Cela a conduit à entretenir une fiction selon laquelle il y avait d’un côté la Sécurité Sociale avec des cotisations considérées comme des primes d’assurance, et de l’autre ce qu’on a appelé « l’assistance ». Sauf qu’en parallèle, l’Etat a créé de « nouvelles solidarités et un continent de droits sociaux, non liés au travail » avec des transferts dans tous les sens conduisant à ce que 58% des dépenses publiques soit d’ordre sociales. Ainsi « le cheval du social galope devant le cheval de l’économie car il est dopé à la poudre blanche de la dette ».
Quelques verbatim illustrent le propos. « Les partenaires sociaux n’hésiteront pas à augmenter les cotisations sociales de façon systématique, entrainant une hausse du coût du travail annonciateur du chômage de masse des années 1980-1990 ». « Raymond Barre, lui-même ne croyait pas à la possibilité de baisser les prélèvements obligatoires ». « On peut dire qu’aujourd’hui, une partie des 80 Milliards d’euros d’allègement de charges sociales dans le budget de l’Etat viennent compenser des décisions d’augmentation de cotisations prises dans les années 1970 par Raymond Barre »
Tous responsables, mais aucun n’est coupable ; or sans prise de conscience des responsabilités, aucune solution systémique ne peut valablement être pensée ni a fortiori mise en œuvre.

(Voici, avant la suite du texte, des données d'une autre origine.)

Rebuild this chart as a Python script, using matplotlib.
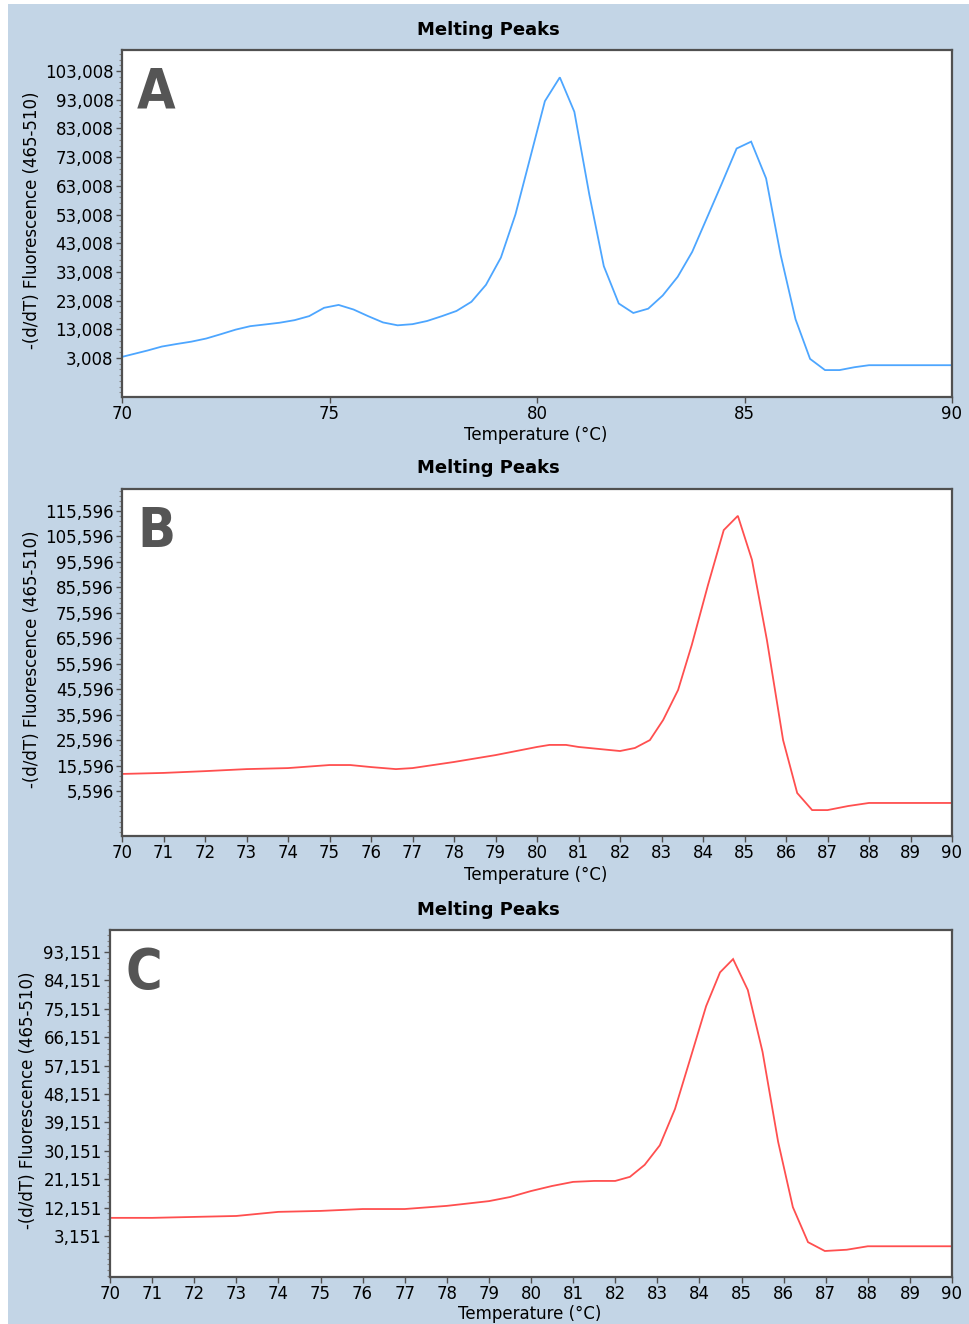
import matplotlib
matplotlib.use("Agg")
import matplotlib.pyplot as plt
from matplotlib.patches import Rectangle
from matplotlib.ticker import FixedLocator, AutoMinorLocator

# ---- data ----
temp_a = [70.0, 70.25, 70.61, 70.96, 71.32, 71.67, 72.03, 72.38, 72.74, 73.09, 73.45,
          73.8, 74.16, 74.51, 74.87, 75.22, 75.58, 75.93, 76.29, 76.64, 77.0, 77.35,
          77.71, 78.06, 78.42, 78.77, 79.13, 79.48, 79.84, 80.19, 80.55, 80.9, 81.26,
          81.61, 81.97, 82.32, 82.68, 83.03, 83.39, 83.74, 84.1, 84.45, 84.81, 85.16,
          85.52, 85.87, 86.23, 86.58, 86.94, 87.29, 87.65, 88.0, 90.0]
peak_a = [3400, 4300, 5600, 7000, 7900, 8700, 9800, 11300, 12900, 14100, 14700,
          15300, 16200, 17600, 20500, 21500, 19900, 17600, 15400, 14400, 14800, 15900,
          17600, 19400, 22600, 28500, 38000, 53000, 73000, 92500, 100800, 88800, 60000,
          35000, 22000, 18700, 20200, 24800, 31300, 40000, 52000, 63700, 76000, 78400,
          65600, 39000, 16500, 2700, -1200, -1200, -200, 500, 500]

temp_b = [70.0, 71.0, 72.0, 73.0, 74.0, 75.0, 75.5, 76.0, 76.6, 77.0, 78.0, 79.0,
          80.0, 80.3, 80.7, 81.0, 81.5, 82.0, 82.36, 82.72, 83.04, 83.4, 83.73, 84.12,
          84.5, 84.84, 85.18, 85.54, 85.93, 86.27, 86.63, 87.0, 87.5, 88.0, 90.0]
peak_b = [12300, 12700, 13400, 14200, 14600, 15800, 15800, 15000, 14200, 14600, 17000,
          19700, 22900, 23700, 23700, 22900, 22100, 21300, 22500, 25600, 33500, 45300,
          63000, 86500, 108100, 113700, 96400, 64900, 25600, 4800, -1900, -1900, -300,
          900, 900]

temp_c = [70.0, 71.0, 72.0, 73.0, 74.0, 75.0, 76.0, 77.0, 78.0, 79.0, 79.5, 80.0,
          80.5, 81.0, 81.5, 82.0, 82.35, 82.7, 83.06, 83.42, 83.78, 84.16, 84.49,
          84.8, 85.15, 85.5, 85.87, 86.22, 86.58, 86.98, 87.5, 88.0, 90.0]
peak_c = [8900, 8900, 9200, 9500, 10800, 11100, 11700, 11700, 12700, 14200, 15500,
          17400, 19000, 20300, 20600, 20600, 21900, 25700, 31900, 43400, 59200, 76000,
          86700, 90900, 81100, 61500, 33000, 12300, 1200, -1600, -1200, -100, -100]

yticks_a = list(range(3008, 103009, 10000))
yticks_b = list(range(5596, 115597, 10000))
yticks_c = list(range(3151, 93152, 9000))

W, H = 969, 1324
BG = "#c3d5e6"
EDGE = "#505050"

fig = plt.figure(figsize=(W / 100, H / 100), dpi=100)
fig.patch.set_facecolor("white")
fig.patches.append(Rectangle((8 / W, 0), 1 - 8 / W, 1 - 4 / H, transform=fig.transFigure,
                             facecolor=BG, edgecolor="none", zorder=-10))


def px_axes(left, top, right, bottom):
    return fig.add_axes([left / W, 1 - bottom / H, (right - left) / W, (bottom - top) / H])


def panel(ax, x, y, color, yticks, ylim, xmajor, letter, title_y, xlabel_y, ylabel_x, xcenter):
    ax.plot(x, y, color=color, lw=1.3, solid_joinstyle="miter")
    ax.set_xlim(70, 90)
    ax.set_ylim(*ylim)
    ax.set_facecolor("white")
    for s in ax.spines.values():
        s.set_color(EDGE)
        s.set_linewidth(1.6)
    ax.xaxis.set_major_locator(FixedLocator(list(range(70, 91, xmajor))))
    ax.yaxis.set_major_locator(FixedLocator(yticks))
    ax.set_yticklabels([f"{v:,}" for v in yticks])
    ax.yaxis.set_minor_locator(AutoMinorLocator(5))
    ax.tick_params(axis="both", which="major", length=4, width=1, color=EDGE,
                   labelsize=12, pad=2)
    ax.tick_params(axis="y", which="minor", length=2, width=0.8, color="#888888")
    ax.text(0.018, 0.955, letter, transform=ax.transAxes, ha="left", va="top",
            fontsize=40, fontweight="bold", fontstretch="condensed", color="#555555",
            family="DejaVu Sans")
    fig.text(488 / W, 1 - title_y / H, "Melting Peaks", ha="center", va="center",
             fontsize=13, fontweight="bold")
    fig.text(xcenter / W, 1 - xlabel_y / H, "Temperature (°C)", ha="center", va="center",
             fontsize=12)
    bb = ax.get_position()
    fig.text(ylabel_x / W, bb.y0 + bb.height * 0.51, "-(d/dT) Fluorescence (465-510)",
             ha="center", va="center", rotation=90, fontsize=12)


ax_a = px_axes(122, 50, 952, 397)
panel(ax_a, temp_a, peak_a, "#4da6ff", yticks_a, (-10580, 110330), 5, "A", 30, 435, 32, 536)

ax_b = px_axes(122, 489, 952, 836)
panel(ax_b, temp_b, peak_b, "#ff4f4f", yticks_b, (-12080, 124240), 1, "B", 468, 875, 32, 536)

ax_c = px_axes(110, 930, 952, 1277)
panel(ax_c, temp_c, peak_c, "#ff4f4f", yticks_c, (-9840, 100120), 1, "C", 910, 1314, 28, 530)

fig.savefig("out.png", dpi=100, facecolor=fig.get_facecolor())
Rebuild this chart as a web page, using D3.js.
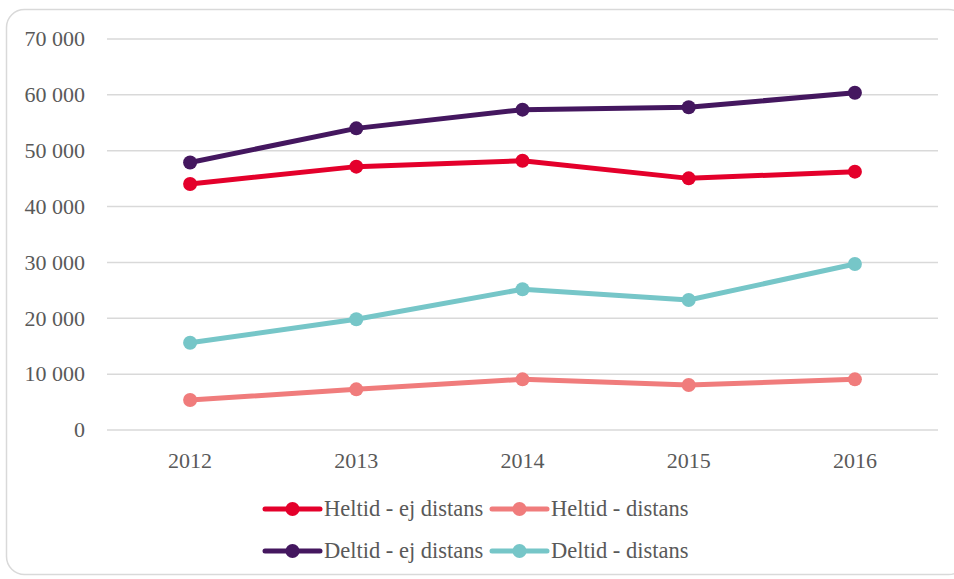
<!DOCTYPE html>
<html>
<head>
<meta charset="utf-8">
<script src="https://cdn.jsdelivr.net/npm/d3@7"></script>
<style>
  html, body { margin: 0; padding: 0; background: #fff; }
  svg text { font-family: "Liberation Serif", "DejaVu Serif", serif; fill: #595959; }
</style>
</head>
<body>
<div id="chart"></div>
<script>
// data
const years = ["2012", "2013", "2014", "2015", "2016"];
const heltidEj = [44050, 47150, 48200, 45050, 46250];
const heltidDist = [5370, 7280, 9070, 8060, 9070];
const deltidEj = [47900, 54000, 57350, 57770, 60380];
const deltidDist = [15630, 19820, 25190, 23270, 29720];
const yTicks = [0, 10000, 20000, 30000, 40000, 50000, 60000, 70000];

const seriesNames = ["Heltid - ej distans", "Heltid - distans", "Deltid - ej distans", "Deltid - distans"];
const seriesColors = ["#e4002b", "#f07c7c", "#44175f", "#76c6c8"];
const seriesValues = [heltidEj, heltidDist, deltidEj, deltidDist];

const w = 954, h = 579;
const margin = {left: 107, right: 16, top: 39, bottom: 149};

const svg = d3.select("#chart")
    .append("svg")
    .attr("width", w)
    .attr("height", h);

// panel border
svg.append("rect")
    .attr("x", 6.5).attr("y", 9.5)
    .attr("width", 960).attr("height", 565)
    .attr("rx", 18).attr("ry", 18)
    .attr("fill", "none")
    .attr("stroke", "#d9d9d9")
    .attr("stroke-width", 1.5);

const x = d3.scaleBand()
    .domain(years)
    .range([margin.left, w - margin.right]);

const y = d3.scaleLinear()
    .domain([0, 70000])
    .range([h - margin.bottom, margin.top]);

const fmt = v => d3.format(",")(v).replace(/,/g, " ");

// gridlines
svg.append("g")
    .selectAll("line")
    .data(yTicks)
    .enter()
    .append("line")
    .attr("x1", margin.left)
    .attr("x2", w - margin.right)
    .attr("y1", d => y(d))
    .attr("y2", d => y(d))
    .attr("stroke", "#d9d9d9")
    .attr("stroke-width", 1.5);

// y labels
svg.append("g")
    .selectAll("text")
    .data(yTicks)
    .enter()
    .append("text")
    .attr("x", 85)
    .attr("y", d => y(d))
    .attr("dy", "0.33em")
    .attr("text-anchor", "end")
    .style("font-size", "22px")
    .text(d => fmt(d));

// x labels
svg.append("g")
    .selectAll("text")
    .data(years)
    .enter()
    .append("text")
    .attr("x", d => x(d) + x.bandwidth() / 2)
    .attr("y", h - margin.bottom + 38)
    .attr("text-anchor", "middle")
    .style("font-size", "22px")
    .text(d => d);

const line = d3.line()
    .x((d, i) => x(years[i]) + x.bandwidth() / 2)
    .y(d => y(d));

seriesValues.forEach((vals, k) => {
    const g = svg.append("g");
    g.append("path")
        .attr("d", line(vals))
        .attr("fill", "none")
        .attr("stroke", seriesColors[k])
        .attr("stroke-width", 5)
        .attr("stroke-linejoin", "round");
    g.selectAll("circle")
        .data(vals)
        .enter()
        .append("circle")
        .attr("cx", (d, i) => x(years[i]) + x.bandwidth() / 2)
        .attr("cy", d => y(d))
        .attr("r", 7)
        .attr("fill", seriesColors[k]);
});

// legend, two rows of two
const legendX = [265, 492];
const legendY = [509, 551];

const legend = svg.append("g")
    .selectAll("g")
    .data(seriesNames)
    .enter()
    .append("g")
    .attr("transform", (d, i) => "translate(" + legendX[i % 2] + "," + legendY[Math.floor(i / 2)] + ")");

legend.append("line")
    .attr("x1", 0).attr("x2", 55)
    .attr("y1", 0).attr("y2", 0)
    .attr("stroke", (d, i) => seriesColors[i])
    .attr("stroke-width", 5)
    .attr("stroke-linecap", "round");

legend.append("circle")
    .attr("cx", 27.5).attr("cy", 0)
    .attr("r", 7)
    .attr("fill", (d, i) => seriesColors[i]);

legend.append("text")
    .attr("x", 59)
    .attr("y", 0)
    .attr("dy", "0.33em")
    .style("font-size", "22.5px")
    .text(d => d);
</script>
</body>
</html>
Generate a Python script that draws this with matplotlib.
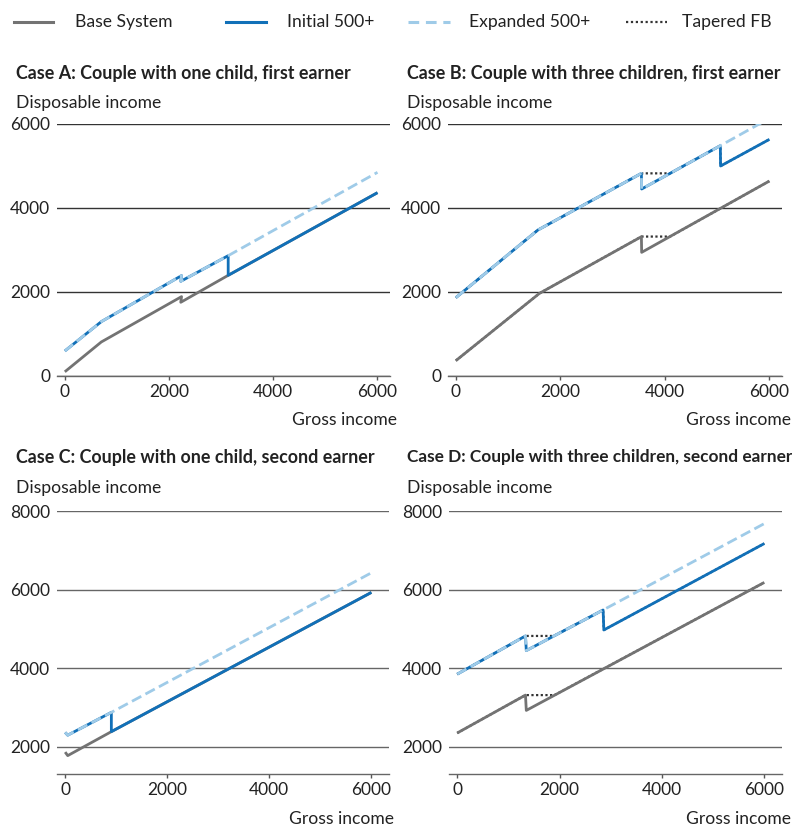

Un Etat providence exige une démocratie mature, et la nôtre ne l’a pas été. C’est notre lenteur et nos retards que nous payons. Il faut affirmer le droit des Français de demain à ne pas être chargés du souci de rembourser la dette de consommation de leurs grands-parents. « Les esprits sont mûrs, selon l’auteur, pour une règle d’airain » et « s’il n’y a pas d’autre moyen que d’imposer une règle d’équilibre des dépenses sociales, alors il faudra proposer aux Français de l’imposer par ordonnance au lendemain d’une élection présidentielle ».